▶ _Material for this exercise_:
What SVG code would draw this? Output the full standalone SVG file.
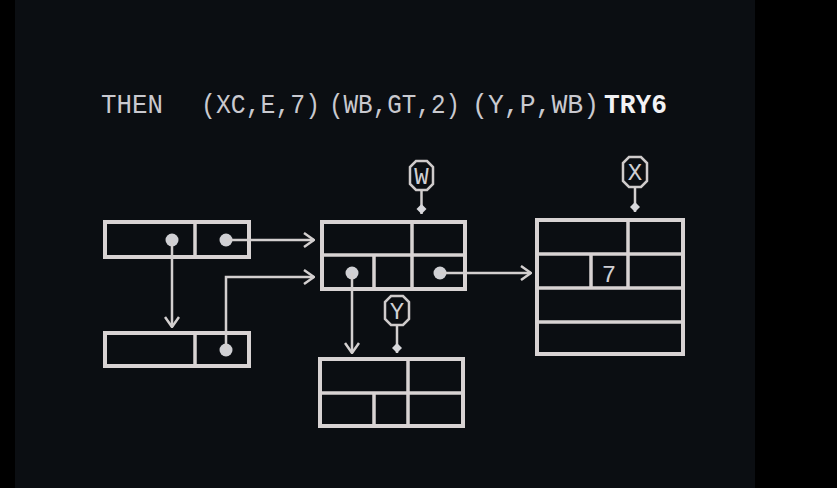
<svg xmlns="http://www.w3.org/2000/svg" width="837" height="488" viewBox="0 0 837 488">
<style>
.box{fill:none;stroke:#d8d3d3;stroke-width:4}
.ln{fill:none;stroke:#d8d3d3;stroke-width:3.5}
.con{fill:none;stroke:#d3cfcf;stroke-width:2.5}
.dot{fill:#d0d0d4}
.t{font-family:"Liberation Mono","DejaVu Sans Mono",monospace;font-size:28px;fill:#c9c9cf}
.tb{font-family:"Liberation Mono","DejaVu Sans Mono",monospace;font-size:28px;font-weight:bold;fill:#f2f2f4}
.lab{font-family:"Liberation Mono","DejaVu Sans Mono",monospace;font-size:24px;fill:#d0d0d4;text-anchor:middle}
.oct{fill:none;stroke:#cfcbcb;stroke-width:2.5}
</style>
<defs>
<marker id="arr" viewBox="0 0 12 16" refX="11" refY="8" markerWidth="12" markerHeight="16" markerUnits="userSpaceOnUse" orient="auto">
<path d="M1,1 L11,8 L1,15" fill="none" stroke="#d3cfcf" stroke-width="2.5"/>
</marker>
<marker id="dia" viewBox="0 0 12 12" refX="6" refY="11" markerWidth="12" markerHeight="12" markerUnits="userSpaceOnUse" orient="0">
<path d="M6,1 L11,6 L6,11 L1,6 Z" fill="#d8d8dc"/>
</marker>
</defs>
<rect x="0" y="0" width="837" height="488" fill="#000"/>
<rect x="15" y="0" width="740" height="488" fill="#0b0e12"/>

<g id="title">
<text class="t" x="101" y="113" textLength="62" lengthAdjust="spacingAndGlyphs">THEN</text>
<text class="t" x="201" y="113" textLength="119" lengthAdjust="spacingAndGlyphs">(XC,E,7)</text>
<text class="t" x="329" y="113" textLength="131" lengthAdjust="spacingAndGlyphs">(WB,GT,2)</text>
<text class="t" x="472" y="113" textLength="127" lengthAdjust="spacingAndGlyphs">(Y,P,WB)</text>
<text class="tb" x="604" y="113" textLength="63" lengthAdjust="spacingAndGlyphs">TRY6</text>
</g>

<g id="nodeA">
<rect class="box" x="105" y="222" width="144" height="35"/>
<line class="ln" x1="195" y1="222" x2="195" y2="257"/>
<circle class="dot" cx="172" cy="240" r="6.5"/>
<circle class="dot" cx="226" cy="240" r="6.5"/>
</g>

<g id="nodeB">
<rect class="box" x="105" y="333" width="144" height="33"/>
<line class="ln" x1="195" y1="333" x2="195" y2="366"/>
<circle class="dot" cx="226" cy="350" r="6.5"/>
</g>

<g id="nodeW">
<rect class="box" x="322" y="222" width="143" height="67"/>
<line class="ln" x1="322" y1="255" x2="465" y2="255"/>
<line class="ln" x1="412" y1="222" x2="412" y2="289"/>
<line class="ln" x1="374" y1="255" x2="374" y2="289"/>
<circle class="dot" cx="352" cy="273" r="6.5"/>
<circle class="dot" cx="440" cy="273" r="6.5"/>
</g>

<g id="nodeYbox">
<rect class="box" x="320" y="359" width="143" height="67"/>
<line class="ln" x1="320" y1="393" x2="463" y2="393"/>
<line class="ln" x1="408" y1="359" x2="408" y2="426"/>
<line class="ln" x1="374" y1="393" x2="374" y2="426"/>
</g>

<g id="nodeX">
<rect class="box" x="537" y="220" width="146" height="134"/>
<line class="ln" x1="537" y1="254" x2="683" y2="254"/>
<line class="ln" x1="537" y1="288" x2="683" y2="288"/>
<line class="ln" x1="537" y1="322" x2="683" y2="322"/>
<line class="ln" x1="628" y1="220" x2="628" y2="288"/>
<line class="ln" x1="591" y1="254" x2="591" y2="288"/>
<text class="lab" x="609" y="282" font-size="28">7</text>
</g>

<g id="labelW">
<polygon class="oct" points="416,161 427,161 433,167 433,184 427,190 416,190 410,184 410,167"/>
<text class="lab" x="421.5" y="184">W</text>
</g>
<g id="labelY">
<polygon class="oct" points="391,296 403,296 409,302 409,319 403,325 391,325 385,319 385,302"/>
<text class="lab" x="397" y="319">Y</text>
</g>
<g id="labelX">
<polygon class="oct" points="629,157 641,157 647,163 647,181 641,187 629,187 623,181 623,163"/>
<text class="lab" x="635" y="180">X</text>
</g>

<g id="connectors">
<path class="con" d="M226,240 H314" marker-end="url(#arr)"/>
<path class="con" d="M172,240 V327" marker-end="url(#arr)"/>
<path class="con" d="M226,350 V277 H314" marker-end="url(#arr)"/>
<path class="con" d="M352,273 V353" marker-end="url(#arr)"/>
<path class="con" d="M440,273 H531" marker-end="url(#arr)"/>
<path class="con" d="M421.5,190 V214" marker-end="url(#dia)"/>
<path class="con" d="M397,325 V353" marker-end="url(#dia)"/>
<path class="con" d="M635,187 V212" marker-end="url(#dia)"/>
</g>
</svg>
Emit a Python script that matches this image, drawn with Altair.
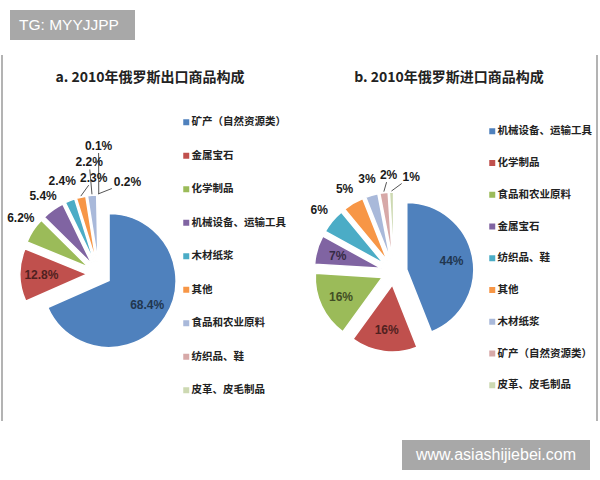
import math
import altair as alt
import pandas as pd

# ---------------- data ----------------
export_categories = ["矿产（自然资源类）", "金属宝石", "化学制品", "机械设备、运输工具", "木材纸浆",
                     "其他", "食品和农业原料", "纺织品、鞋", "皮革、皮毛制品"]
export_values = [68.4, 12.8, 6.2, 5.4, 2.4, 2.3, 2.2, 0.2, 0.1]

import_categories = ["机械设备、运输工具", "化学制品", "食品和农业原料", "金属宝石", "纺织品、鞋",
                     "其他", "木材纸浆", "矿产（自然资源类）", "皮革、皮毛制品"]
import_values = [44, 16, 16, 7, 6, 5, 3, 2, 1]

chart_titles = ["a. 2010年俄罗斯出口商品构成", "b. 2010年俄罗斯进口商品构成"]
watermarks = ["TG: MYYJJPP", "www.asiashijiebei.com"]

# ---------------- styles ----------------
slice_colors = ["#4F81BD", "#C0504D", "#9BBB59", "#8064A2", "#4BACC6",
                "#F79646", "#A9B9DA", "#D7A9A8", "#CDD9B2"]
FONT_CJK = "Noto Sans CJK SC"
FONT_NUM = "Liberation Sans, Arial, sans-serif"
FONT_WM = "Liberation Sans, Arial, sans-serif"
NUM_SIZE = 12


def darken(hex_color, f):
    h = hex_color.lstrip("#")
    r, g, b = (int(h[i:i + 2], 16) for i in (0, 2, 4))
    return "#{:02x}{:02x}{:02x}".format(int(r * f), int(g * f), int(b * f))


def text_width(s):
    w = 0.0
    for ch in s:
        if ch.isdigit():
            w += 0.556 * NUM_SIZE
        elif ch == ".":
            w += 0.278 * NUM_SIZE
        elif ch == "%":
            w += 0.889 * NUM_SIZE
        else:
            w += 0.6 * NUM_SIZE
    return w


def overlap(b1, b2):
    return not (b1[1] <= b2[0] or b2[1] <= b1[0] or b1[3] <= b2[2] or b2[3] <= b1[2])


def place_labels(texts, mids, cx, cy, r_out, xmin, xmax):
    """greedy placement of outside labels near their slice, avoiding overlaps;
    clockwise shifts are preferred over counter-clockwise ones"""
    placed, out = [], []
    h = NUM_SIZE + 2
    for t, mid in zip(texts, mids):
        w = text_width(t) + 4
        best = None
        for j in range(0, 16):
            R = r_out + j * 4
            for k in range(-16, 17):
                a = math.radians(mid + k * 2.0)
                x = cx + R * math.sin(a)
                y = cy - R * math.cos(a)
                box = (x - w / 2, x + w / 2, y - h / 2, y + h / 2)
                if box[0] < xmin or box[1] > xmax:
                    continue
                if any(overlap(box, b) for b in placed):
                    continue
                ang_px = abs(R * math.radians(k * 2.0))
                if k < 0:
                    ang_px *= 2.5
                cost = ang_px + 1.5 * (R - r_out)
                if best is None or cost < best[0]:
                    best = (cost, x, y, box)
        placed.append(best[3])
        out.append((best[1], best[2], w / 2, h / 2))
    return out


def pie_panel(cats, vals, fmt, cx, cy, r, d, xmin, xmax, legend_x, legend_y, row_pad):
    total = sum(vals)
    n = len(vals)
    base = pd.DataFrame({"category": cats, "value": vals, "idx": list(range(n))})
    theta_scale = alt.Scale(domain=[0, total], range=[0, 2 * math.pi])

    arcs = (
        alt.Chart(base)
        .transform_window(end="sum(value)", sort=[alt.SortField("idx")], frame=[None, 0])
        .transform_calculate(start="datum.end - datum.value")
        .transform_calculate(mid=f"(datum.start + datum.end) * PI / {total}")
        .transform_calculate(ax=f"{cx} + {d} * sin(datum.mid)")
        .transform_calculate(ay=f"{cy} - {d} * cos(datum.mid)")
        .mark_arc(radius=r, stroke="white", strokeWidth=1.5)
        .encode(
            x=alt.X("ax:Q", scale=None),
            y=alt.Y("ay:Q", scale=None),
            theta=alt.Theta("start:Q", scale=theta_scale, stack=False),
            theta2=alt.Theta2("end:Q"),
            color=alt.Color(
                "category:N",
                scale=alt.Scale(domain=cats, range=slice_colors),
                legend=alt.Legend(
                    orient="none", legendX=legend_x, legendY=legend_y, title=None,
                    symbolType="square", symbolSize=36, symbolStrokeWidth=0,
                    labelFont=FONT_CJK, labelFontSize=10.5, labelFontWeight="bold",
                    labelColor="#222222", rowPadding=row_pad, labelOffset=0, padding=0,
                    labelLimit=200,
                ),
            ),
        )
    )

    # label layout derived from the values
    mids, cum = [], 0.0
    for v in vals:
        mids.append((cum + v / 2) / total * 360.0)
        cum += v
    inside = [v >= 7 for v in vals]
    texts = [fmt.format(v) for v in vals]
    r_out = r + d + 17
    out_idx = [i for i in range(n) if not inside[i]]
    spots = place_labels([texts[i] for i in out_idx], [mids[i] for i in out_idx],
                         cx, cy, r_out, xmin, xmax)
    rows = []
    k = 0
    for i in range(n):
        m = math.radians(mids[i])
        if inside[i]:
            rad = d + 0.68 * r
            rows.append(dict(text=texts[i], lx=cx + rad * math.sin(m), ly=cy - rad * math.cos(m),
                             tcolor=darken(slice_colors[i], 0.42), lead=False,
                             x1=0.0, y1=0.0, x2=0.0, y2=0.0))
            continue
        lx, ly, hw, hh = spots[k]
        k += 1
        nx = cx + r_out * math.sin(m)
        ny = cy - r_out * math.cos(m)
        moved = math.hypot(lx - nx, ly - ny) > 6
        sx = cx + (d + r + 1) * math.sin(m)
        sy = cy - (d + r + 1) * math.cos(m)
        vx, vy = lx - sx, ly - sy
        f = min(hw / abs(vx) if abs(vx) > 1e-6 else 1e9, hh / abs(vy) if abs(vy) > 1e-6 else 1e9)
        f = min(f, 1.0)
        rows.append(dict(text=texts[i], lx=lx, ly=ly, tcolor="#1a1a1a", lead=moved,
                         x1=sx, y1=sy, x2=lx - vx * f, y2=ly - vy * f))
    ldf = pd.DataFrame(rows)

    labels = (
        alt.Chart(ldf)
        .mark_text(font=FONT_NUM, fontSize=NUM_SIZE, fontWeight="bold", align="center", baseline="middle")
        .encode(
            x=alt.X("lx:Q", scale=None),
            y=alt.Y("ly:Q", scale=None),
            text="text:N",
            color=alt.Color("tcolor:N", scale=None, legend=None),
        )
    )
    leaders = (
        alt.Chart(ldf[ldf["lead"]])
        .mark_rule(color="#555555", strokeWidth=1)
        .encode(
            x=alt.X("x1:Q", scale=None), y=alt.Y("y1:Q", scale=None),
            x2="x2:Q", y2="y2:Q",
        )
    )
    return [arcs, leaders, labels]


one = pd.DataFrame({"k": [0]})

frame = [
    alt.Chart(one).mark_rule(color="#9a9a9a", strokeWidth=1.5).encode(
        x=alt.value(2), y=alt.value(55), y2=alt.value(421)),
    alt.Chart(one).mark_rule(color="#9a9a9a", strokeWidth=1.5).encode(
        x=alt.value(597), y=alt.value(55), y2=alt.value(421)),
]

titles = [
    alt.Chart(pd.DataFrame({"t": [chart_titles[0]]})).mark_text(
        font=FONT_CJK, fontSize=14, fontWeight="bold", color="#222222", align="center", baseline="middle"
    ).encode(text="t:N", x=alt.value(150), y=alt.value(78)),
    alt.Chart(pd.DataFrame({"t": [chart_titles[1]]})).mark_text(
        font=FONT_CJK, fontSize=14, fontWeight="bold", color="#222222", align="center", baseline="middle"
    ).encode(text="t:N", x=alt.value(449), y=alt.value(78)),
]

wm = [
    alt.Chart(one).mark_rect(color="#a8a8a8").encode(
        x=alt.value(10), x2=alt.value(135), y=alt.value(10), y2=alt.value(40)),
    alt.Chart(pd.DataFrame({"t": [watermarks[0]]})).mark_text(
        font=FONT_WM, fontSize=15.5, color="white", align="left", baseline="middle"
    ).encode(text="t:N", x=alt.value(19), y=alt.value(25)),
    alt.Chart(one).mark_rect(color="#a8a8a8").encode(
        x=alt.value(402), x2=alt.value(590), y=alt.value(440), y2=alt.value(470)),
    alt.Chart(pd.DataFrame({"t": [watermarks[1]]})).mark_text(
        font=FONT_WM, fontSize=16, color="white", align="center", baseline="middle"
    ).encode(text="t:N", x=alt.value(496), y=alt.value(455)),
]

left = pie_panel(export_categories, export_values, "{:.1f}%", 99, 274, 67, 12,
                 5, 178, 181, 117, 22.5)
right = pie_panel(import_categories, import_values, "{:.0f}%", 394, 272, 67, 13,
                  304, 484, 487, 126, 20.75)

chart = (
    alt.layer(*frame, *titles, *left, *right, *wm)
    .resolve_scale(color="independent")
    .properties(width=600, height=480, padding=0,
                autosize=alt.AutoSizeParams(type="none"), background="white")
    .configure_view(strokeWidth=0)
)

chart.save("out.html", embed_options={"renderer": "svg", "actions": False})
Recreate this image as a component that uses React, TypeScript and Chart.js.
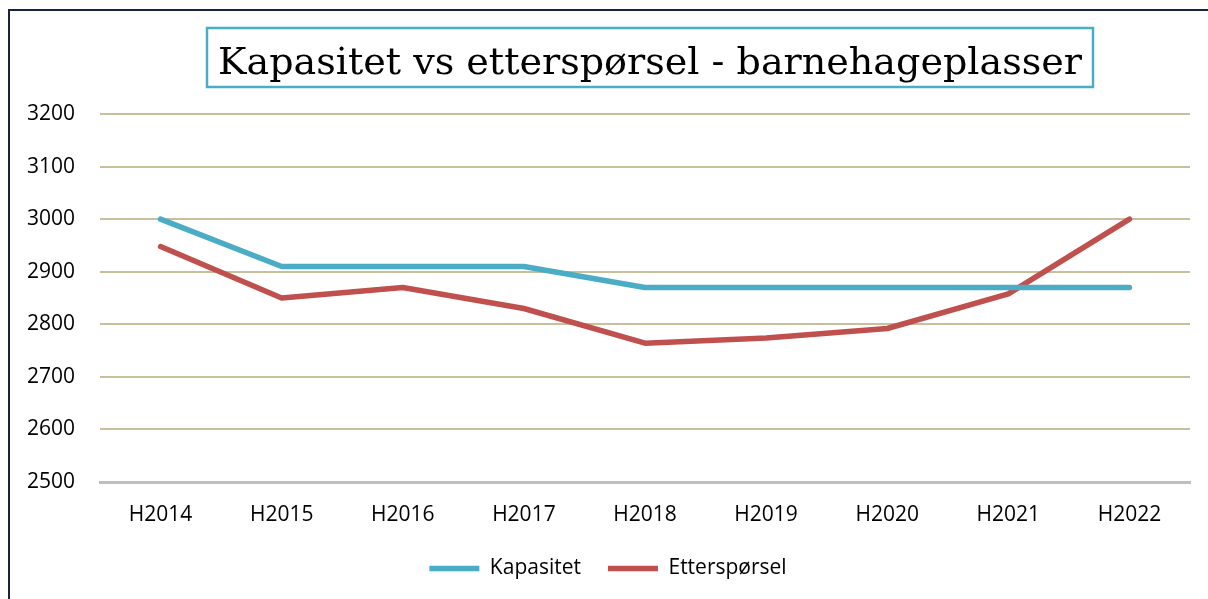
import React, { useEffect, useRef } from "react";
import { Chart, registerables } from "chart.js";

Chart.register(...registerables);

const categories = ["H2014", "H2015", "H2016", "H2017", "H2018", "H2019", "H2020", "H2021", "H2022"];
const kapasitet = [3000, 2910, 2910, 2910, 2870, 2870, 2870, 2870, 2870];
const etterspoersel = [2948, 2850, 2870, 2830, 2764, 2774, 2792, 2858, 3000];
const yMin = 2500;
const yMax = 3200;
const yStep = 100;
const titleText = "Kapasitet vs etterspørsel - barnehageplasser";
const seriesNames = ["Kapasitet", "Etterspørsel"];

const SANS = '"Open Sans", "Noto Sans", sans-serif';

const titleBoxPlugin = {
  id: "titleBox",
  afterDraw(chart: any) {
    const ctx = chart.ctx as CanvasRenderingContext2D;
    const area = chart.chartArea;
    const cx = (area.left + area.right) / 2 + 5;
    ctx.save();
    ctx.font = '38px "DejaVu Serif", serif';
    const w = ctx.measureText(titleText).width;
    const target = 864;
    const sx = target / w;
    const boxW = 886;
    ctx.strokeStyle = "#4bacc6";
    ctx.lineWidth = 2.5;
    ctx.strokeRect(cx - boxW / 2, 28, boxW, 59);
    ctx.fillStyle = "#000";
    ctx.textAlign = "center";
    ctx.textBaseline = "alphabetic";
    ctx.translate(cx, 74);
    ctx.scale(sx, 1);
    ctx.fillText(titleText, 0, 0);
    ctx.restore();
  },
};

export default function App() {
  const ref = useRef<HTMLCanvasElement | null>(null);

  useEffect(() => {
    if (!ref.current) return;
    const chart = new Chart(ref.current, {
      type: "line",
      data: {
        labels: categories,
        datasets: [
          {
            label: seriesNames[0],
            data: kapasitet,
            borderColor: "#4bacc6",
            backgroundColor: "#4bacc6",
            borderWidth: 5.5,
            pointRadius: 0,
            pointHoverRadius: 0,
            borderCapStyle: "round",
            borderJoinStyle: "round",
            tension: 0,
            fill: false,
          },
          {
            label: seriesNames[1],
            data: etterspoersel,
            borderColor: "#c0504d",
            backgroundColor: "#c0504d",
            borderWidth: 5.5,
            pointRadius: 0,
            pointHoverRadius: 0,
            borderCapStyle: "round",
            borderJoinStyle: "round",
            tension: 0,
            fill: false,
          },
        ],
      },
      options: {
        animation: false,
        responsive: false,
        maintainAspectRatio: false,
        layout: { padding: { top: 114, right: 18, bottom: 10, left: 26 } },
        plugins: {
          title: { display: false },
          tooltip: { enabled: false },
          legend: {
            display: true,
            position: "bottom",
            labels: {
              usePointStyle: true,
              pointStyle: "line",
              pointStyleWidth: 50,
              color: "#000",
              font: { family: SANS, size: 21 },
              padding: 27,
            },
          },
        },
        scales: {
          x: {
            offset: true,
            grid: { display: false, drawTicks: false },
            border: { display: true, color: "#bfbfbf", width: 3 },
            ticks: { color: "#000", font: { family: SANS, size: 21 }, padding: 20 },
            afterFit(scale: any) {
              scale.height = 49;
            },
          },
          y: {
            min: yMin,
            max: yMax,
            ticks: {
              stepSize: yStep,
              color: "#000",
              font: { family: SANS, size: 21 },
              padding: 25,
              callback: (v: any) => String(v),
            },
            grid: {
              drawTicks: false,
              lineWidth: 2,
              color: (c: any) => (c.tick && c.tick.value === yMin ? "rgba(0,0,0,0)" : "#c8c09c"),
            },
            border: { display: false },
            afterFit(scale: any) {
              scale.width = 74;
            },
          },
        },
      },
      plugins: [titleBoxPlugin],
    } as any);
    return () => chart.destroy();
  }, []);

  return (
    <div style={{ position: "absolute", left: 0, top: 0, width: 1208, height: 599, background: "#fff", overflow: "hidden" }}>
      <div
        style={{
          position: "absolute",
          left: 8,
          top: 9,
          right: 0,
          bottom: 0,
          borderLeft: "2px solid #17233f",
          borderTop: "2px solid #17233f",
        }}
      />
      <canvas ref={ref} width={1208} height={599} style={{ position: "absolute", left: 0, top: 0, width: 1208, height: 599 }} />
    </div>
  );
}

▶ _Objective_:
Using the data above, which lines fall from the one with "Emit a Python" through the one with "NUM_SIZE = 12"? Repeat them exactly, ends included, minus any pictures.

▶ _Task answer_:
Emit a Python script that matches this image, drawn with Altair.
import math
import altair as alt
import pandas as pd

# ---------------- data ----------------
export_categories = ["矿产（自然资源类）", "金属宝石", "化学制品", "机械设备、运输工具", "木材纸浆",
                     "其他", "食品和农业原料", "纺织品、鞋", "皮革、皮毛制品"]
export_values = [68.4, 12.8, 6.2, 5.4, 2.4, 2.3, 2.2, 0.2, 0.1]

import_categories = ["机械设备、运输工具", "化学制品", "食品和农业原料", "金属宝石", "纺织品、鞋",
                     "其他", "木材纸浆", "矿产（自然资源类）", "皮革、皮毛制品"]
import_values = [44, 16, 16, 7, 6, 5, 3, 2, 1]

chart_titles = ["a. 2010年俄罗斯出口商品构成", "b. 2010年俄罗斯进口商品构成"]
watermarks = ["TG: MYYJJPP", "www.asiashijiebei.com"]

# ---------------- styles ----------------
slice_colors = ["#4F81BD", "#C0504D", "#9BBB59", "#8064A2", "#4BACC6",
                "#F79646", "#A9B9DA", "#D7A9A8", "#CDD9B2"]
FONT_CJK = "Noto Sans CJK SC"
FONT_NUM = "Liberation Sans, Arial, sans-serif"
FONT_WM = "Liberation Sans, Arial, sans-serif"
NUM_SIZE = 12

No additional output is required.